The selection of a new leader for Atlantic Cape is coming at a critical time when the institution is facing enormous challenges. We suggest that the Trustees hold a retreat to focus on the goals for the institution going forward and specifically consider the Cape May County campus and its own unique environment.  Any such planning process also requires that the Cape May County Freeholders define their priorities in order to guide the development of an effective strategy for this county.

The American Council on Education or the Association of Community Colleges have services that would help guide such a strategic look at the future of the College and the needed characteristics of an ideal candidate at this point in the institution’s life.

We suggest that the Trustees avoid the tendency at Atlantic Cape to quickly hire from within. A strategic review done by the Trustees, even if it impacts the timetable and requires the use of an interim President, is a critical step.

President Mora’s 2017 budget message predicts continued decline in enrollments and revenue. The need for innovative thinking could not be more important.

In our view getting this selection right is critical to Atlantic Cape’s future and to the education of Cape May County residents which will define our future.
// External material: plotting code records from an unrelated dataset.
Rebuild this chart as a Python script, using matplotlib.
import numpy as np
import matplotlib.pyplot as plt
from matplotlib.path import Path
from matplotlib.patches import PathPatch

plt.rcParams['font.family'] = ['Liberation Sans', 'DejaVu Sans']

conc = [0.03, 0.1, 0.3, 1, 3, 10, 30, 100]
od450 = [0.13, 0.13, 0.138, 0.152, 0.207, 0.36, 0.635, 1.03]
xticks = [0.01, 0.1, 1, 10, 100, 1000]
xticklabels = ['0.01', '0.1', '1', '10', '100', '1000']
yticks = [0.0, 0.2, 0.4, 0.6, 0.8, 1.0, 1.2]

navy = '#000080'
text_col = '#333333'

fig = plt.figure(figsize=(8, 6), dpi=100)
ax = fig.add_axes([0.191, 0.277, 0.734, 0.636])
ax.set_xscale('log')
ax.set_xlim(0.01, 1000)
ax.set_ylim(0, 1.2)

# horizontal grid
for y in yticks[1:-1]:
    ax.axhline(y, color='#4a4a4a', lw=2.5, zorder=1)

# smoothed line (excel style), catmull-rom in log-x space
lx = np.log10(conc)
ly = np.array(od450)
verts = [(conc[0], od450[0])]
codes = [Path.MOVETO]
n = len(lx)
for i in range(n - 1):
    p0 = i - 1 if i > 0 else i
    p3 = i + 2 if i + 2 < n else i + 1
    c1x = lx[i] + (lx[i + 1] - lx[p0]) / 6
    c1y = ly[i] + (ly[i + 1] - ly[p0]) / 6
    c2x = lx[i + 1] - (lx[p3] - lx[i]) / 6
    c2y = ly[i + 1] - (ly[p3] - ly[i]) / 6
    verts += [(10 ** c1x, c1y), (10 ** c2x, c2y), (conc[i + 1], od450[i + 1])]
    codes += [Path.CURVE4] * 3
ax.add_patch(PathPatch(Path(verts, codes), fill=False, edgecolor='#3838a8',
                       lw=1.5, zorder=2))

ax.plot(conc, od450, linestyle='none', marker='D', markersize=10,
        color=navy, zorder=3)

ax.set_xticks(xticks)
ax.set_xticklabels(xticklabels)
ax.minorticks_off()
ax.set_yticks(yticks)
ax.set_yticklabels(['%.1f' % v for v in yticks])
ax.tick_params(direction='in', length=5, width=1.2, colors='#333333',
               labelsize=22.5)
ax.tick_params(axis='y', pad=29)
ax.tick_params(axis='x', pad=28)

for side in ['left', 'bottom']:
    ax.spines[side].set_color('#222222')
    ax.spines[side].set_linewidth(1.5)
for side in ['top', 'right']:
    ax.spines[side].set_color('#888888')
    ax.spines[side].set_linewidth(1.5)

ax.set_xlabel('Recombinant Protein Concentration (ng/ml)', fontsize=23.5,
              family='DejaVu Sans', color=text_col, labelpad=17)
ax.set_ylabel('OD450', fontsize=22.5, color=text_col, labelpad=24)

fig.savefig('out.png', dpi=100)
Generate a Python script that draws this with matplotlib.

About this summary report: The need for an investigation of Atlantic Cape Community College’s first ten years at its new campus grew out of discussions at Cape Issues for the pressing need for economic development in Cape May County, and the role a community college can and should play in that development.  After discussions with Cape Issues members, including Dr. Tom Henry, who has extensive national experience in higher education, the Herald and Cape Issues joined with Vince Conti, to investigate and create it. Conti has had a 35-year career in higher education as a teacher and senior administrator. Among other roles, he served as Vice Dean of Arts and Sciences at The University of Pennsylvania and the chief operating officer of the University of Maryland University College. He has also worked extensively with Historically Black Universities and Colleges in the U.S. and with institutions of higher education in Europe and Latin America.

 

Cape Issues began in March 2008 as a non-partisan group to focus public attention on issues to improve Cape May County.